Aos 42 anos, Aly Muritiba tem tido uma carreira de destaque na última década. Ele dirigiu filmes como Para Minha Amada Morta (2015), Ferrugem (2018) — por este, recebeu o Kikito de melhor longa brasileiro no Festival de Gramado de 2018 — e a badalada série Caso Evandro, do Globoplay. O cineasta lançou Jesus Kid no Festival de Gramado deste ano, conquistando o prêmio na categoria de melhor direção. No segundo semestre de 2022, ele começa a rodar Barba Ensopada de Sangue, adaptação do livro homônimo do escritor Daniel Galera.
Natural de Mairi, interior da Bahia, Muritiba é radicado em Curitiba (PR). No entanto, Deserto Particular segue uma viagem que percorre o caminho contrário da trajetória do diretor: parte da capital paranaense para Sobradinho (BA). O cineasta quis trazer ao filme movimentos de sua vida, tanto que os dois protagonistas representam Muritiba em diferentes fases da vida.
A trama começa centrada em Daniel (Antonio Saboia, de Bacurau), um policial afastado do trabalho após ter agredido um colega. Solitário e de poucas palavras, ele cuida de seu pai com Alzheimer. O que lhe faz sorrir é interagir pelo WhatsApp com Sara, que mora no sertão da Bahia, por quem é apaixonado. Eles nunca se conheceram pessoalmente. Frustrado com sua vida, ele decide pegar a estrada rumo ao Nordeste quando Sara não responde ou atende mais. Mais para frente, surge Robson (Pedro Fasanaro), que também se torna personagem importante no filme.
Em Deserto Particular, Muritiba trabalha com a afetividade masculina. Assim como Para Minha Amada Morta e Ferrugem, o longa é protagonizado por um homem heteronormativo que tem dificuldade de expressar suas emoções e sentimentos e, por conta disso, faz mal a si e às pessoas ao seu redor. Organicamente, temáticas de gênero e identidade também desembocam na trama. De qualquer maneira, Muritiba tem ressaltado que é um filme sobre amor, mas não necessariamente o amor romântico:
— O filme começa como uma história de paixão, mas termina como uma história de amor mais transcendente, que é o amor completo. Amor que não aprisiona, que é capaz de deixar ir. Que liberta. Que possibilita ser feliz com a felicidade do outro. "Eu te amo e está tudo bem se você partir".
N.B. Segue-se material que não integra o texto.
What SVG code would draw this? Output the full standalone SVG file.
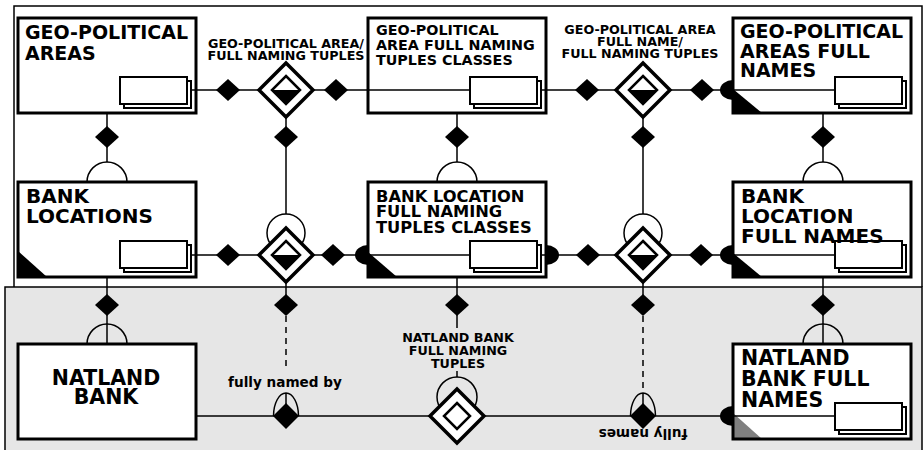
<svg xmlns="http://www.w3.org/2000/svg" width="924" height="450" viewBox="0 0 924 450">
  <defs>
    <style>
      .bg{fill:#fff}
      .bd{fill:none;stroke:#000;stroke-width:3}
      .ic{fill:#fff;stroke:#000;stroke-width:2}
      .t{font-family:"DejaVu Sans","Liberation Sans",sans-serif;font-weight:700;fill:#000}
      .lbl{font-size:12.7px;text-anchor:middle}
      .ln{fill:none;stroke:#000;stroke-width:1.5}
      .dash{stroke-dasharray:6 5}
      .blk{fill:#000}
      .frame{fill:none;stroke:#000;stroke-width:1.5}
    </style>
    <!-- stacked-record icon -->
    <g id="stack">
      <rect class="ic" x="4" y="4" width="67" height="27"/>
      <rect class="ic" x="0" y="0" width="67" height="27"/>
    </g>
    <!-- small filled diamond -->
    <path id="sd" class="blk" d="M0,-11L12,0L0,11L-12,0Z"/>
    <!-- relationship diamond, lower inner half filled -->
    <g id="relh">
      <path d="M0,-27L27,0L0,27L-27,0Z" fill="#fff" stroke="#000" stroke-width="3.5"/>
      <path d="M-14,0L14,0L0,14Z" fill="#000"/>
      <path d="M0,-14L14,0L0,14L-14,0Z" fill="none" stroke="#000" stroke-width="2.5"/>
    </g>
    <!-- relationship diamond, hollow inner -->
    <g id="relo">
      <path d="M0,-27L27,0L0,27L-27,0Z" fill="#fff" stroke="#000" stroke-width="3.5"/>
      <path d="M0,-13L13,0L0,13L-13,0Z" fill="#fff" stroke="#000" stroke-width="2.5"/>
    </g>
    <!-- "one" markers on box edges -->
    <path id="oneL" class="blk" d="M0,-10A13,10 0 0 0 0,10Z"/>
    <path id="oneR" class="blk" d="M0,-10A13,10 0 0 1 0,10Z"/>
    <!-- open half-circle above a box -->
    <path id="cap" class="ln" d="M-20,0A20,20 0 0 1 20,0"/>
  </defs>

  <!-- page background and shaded lower band -->
  <rect x="0" y="0" width="924" height="450" fill="#fff"/>
  <rect x="5" y="287" width="917" height="163" fill="#e6e6e6"/>
  <path class="frame" d="M14,287V6H922V287"/>
  <path class="frame" d="M5,450V287H922V450"/>

  <!-- entity boxes -->
  <g id="geo-political-areas">
    <rect class="bg" x="18" y="18" width="178" height="95"/>
    <rect class="bd" x="18" y="18" width="178" height="95"/>
    <use href="#stack" x="120" y="77"/>
    <text class="t" font-size="19"><tspan x="25" y="39">GEO-POLITICAL</tspan><tspan x="25" y="60">AREAS</tspan></text>
  </g>

  <g id="geo-political-area-full-naming-tuples-classes">
    <rect class="bg" x="368" y="18" width="178" height="95"/>
    <rect class="bd" x="368" y="18" width="178" height="95"/>
    <use href="#stack" x="470" y="77"/>
    <text class="t" font-size="14.3"><tspan x="376" y="35">GEO-POLITICAL</tspan><tspan x="376" y="50">AREA FULL NAMING</tspan><tspan x="376" y="65">TUPLES CLASSES</tspan></text>
  </g>

  <g id="geo-political-areas-full-names">
    <rect class="bg" x="733" y="18" width="178" height="95"/>
    <path class="blk" d="M733,89V113H762Z"/>
    <rect class="bd" x="733" y="18" width="178" height="95"/>
    <use href="#stack" x="835" y="77"/>
    <text class="t" font-size="19"><tspan x="740" y="38">GEO-POLITICAL</tspan><tspan x="740" y="58">AREAS FULL</tspan><tspan x="740" y="77">NAMES</tspan></text>
    <use href="#oneL" x="733" y="90"/>
  </g>

  <g id="bank-locations">
    <rect class="bg" x="18" y="182" width="178" height="95"/>
    <path class="blk" d="M18,251V277H47Z"/>
    <rect class="bd" x="18" y="182" width="178" height="95"/>
    <use href="#stack" x="120" y="241"/>
    <text class="t" font-size="20"><tspan x="26" y="203">BANK</tspan><tspan x="26" y="223">LOCATIONS</tspan></text>
  </g>

  <g id="bank-location-full-naming-tuples-classes">
    <rect class="bg" x="368" y="182" width="178" height="95"/>
    <path class="blk" d="M368,252V277H397Z"/>
    <rect class="bd" x="368" y="182" width="178" height="95"/>
    <use href="#stack" x="470" y="241"/>
    <text class="t" font-size="16.3"><tspan x="376" y="202">BANK LOCATION</tspan><tspan x="376" y="217">FULL NAMING</tspan><tspan x="376" y="233">TUPLES CLASSES</tspan></text>
    <use href="#oneL" x="368" y="255"/>
    <use href="#oneR" x="546" y="255"/>
  </g>

  <g id="bank-location-full-names">
    <rect class="bg" x="733" y="182" width="178" height="95"/>
    <path class="blk" d="M733,253V277H762Z"/>
    <rect class="bd" x="733" y="182" width="178" height="95"/>
    <use href="#stack" x="835" y="241"/>
    <text class="t" font-size="20"><tspan x="741" y="203">BANK</tspan><tspan x="741" y="223">LOCATION</tspan><tspan x="741" y="243">FULL NAMES</tspan></text>
    <use href="#oneL" x="733" y="255"/>
  </g>

  <g id="natland-bank">
    <rect class="bg" x="18" y="344" width="178" height="95"/>
    <rect class="bd" x="18" y="344" width="178" height="95"/>
    <text class="t" font-size="20.5" text-anchor="middle"><tspan x="106" y="385">NATLAND</tspan><tspan x="106" y="404">BANK</tspan></text>
  </g>

  <g id="natland-bank-full-names">
    <rect class="bg" x="733" y="344" width="178" height="95"/>
    <path fill="#808080" d="M733,413V439H762Z"/>
    <rect class="bd" x="733" y="344" width="178" height="95"/>
    <use href="#stack" x="835" y="403"/>
    <text class="t" font-size="20.5"><tspan x="741" y="365">NATLAND</tspan><tspan x="741" y="386">BANK FULL</tspan><tspan x="741" y="407">NAMES</tspan></text>
    <use href="#oneL" x="733" y="416"/>
  </g>

  <!-- connectors -->
  <g id="connectors">
    <path class="ln" d="M191,90H470M541,90H835"/>
    <path class="ln" d="M191,255H470M541,255H835"/>
    <path class="ln" d="M196,416H835"/>
    <path class="ln" d="M107,113V162M107,277V344"/>
    <path class="ln" d="M286,117V214M286,282V305"/>
    <path class="ln dash" d="M286,316V371"/>
    <path class="ln" d="M457,113V162M457,277V328M457,371V377"/>
    <path class="ln" d="M643,117V214M643,282V305"/>
    <path class="ln dash" d="M643,316V393"/>
    <path class="ln" d="M823,113V162M823,277V344"/>

    <use href="#cap" x="107" y="182"/>
    <use href="#cap" x="457" y="182"/>
    <use href="#cap" x="823" y="182"/>
    <use href="#cap" x="107" y="344"/>
    <use href="#cap" x="823" y="344"/>

    <use href="#sd" x="228" y="90"/>
    <use href="#sd" x="336" y="90"/>
    <use href="#sd" x="587" y="90"/>
    <use href="#sd" x="702" y="90"/>
    <use href="#sd" x="228" y="255"/>
    <use href="#sd" x="333" y="255"/>
    <use href="#sd" x="588" y="255"/>
    <use href="#sd" x="701" y="255"/>
    <use href="#sd" x="107" y="137"/>
    <use href="#sd" x="286" y="137"/>
    <use href="#sd" x="457" y="137"/>
    <use href="#sd" x="643" y="137"/>
    <use href="#sd" x="823" y="137"/>
    <use href="#sd" x="107" y="305"/>
    <use href="#sd" x="286" y="305"/>
    <use href="#sd" x="457" y="305"/>
    <use href="#sd" x="643" y="305"/>
    <use href="#sd" x="823" y="305"/>
  </g>

  <!-- relationships -->
  <g id="rel-geo-area-tuples">
    <use href="#relh" x="286" y="90"/>
    <text class="t lbl"><tspan x="286" y="48">GEO-POLITICAL AREA/</tspan><tspan x="286" y="60">FULL NAMING TUPLES</tspan></text>
  </g>
  <g id="rel-geo-full-name-tuples">
    <use href="#relh" x="643" y="90"/>
    <text class="t lbl"><tspan x="640" y="34">GEO-POLITICAL AREA</tspan><tspan x="640" y="46">FULL NAME/</tspan><tspan x="640" y="58">FULL NAMING TUPLES</tspan></text>
  </g>
  <g id="rel-bank-location-tuples">
    <circle class="ln" cx="286" cy="233" r="19"/>
    <use href="#relh" x="286" y="255"/>
  </g>
  <g id="rel-bank-location-full-names">
    <circle class="ln" cx="643" cy="233" r="19"/>
    <use href="#relh" x="643" y="255"/>
  </g>
  <g id="rel-natland-bank-tuples">
    <circle class="ln" cx="457" cy="397" r="20"/>
    <use href="#relo" x="457" y="416"/>
    <text class="t lbl"><tspan x="458" y="342">NATLAND BANK</tspan><tspan x="458" y="355">FULL NAMING</tspan><tspan x="458" y="368">TUPLES</tspan></text>
  </g>
  <g id="rel-fully-named-by">
    <path class="ln" d="M273.5,416A12.5,23 0 0 1 298.5,416M286,393V404"/>
    <path class="blk" d="M286,403L299,416L286,429L273,416Z"/>
    <text class="t" font-size="13.6" text-anchor="middle" x="285" y="387">fully named by</text>
  </g>
  <g id="rel-fully-names">
    <path class="ln" d="M630.5,416A12.5,23 0 0 1 655.5,416M643,393V404"/>
    <path class="blk" d="M643,403L656,416L643,429L630,416Z"/>
    <text class="t" font-size="13.6" text-anchor="middle" x="643" y="429" transform="rotate(180 643 429)">fully names</text>
  </g>
</svg>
Tanto Fasanaro quanto Saboia se sobressaem em suas atuações. O primeiro se guia pela emoção, ora em atitudes mais retraídas, ora se transformando no oposto — confiante e seguro de seu corpo. Já Saboia entrega um Daniel sempre inquieto e inseguro, sorumbático e desamparado. Muritiba define esse comportamento do personagem como "bovino".
— Eu dizia para o Saboia: "Imagina que você tem um touro muito brabo dentro de você e ele não cabe no teu corpo, está querendo sair, mas você não quer deixar". Pedi para ele malhar muito, comer bastante sanduíche, porque eu queria um cara fortão, barrigudinho (risos) — relata o diretor.
Sobre a repercussão de Deserto Particular em festivais, Muritiba sublinha:
— Apresentar essa narrativa emocional, amorosa e afetiva é um respiro. Depois de quase dois anos trancadas em casa, acho que as pessoas querem sair da sala de cinema com o sentimento de catarse. Eu não diria que é um filme de afeto, mas sim um filme que afeta (risos). Estive em sessões de Deserto Particular pelo mundo, e as pessoas saem impactadas pelo filme.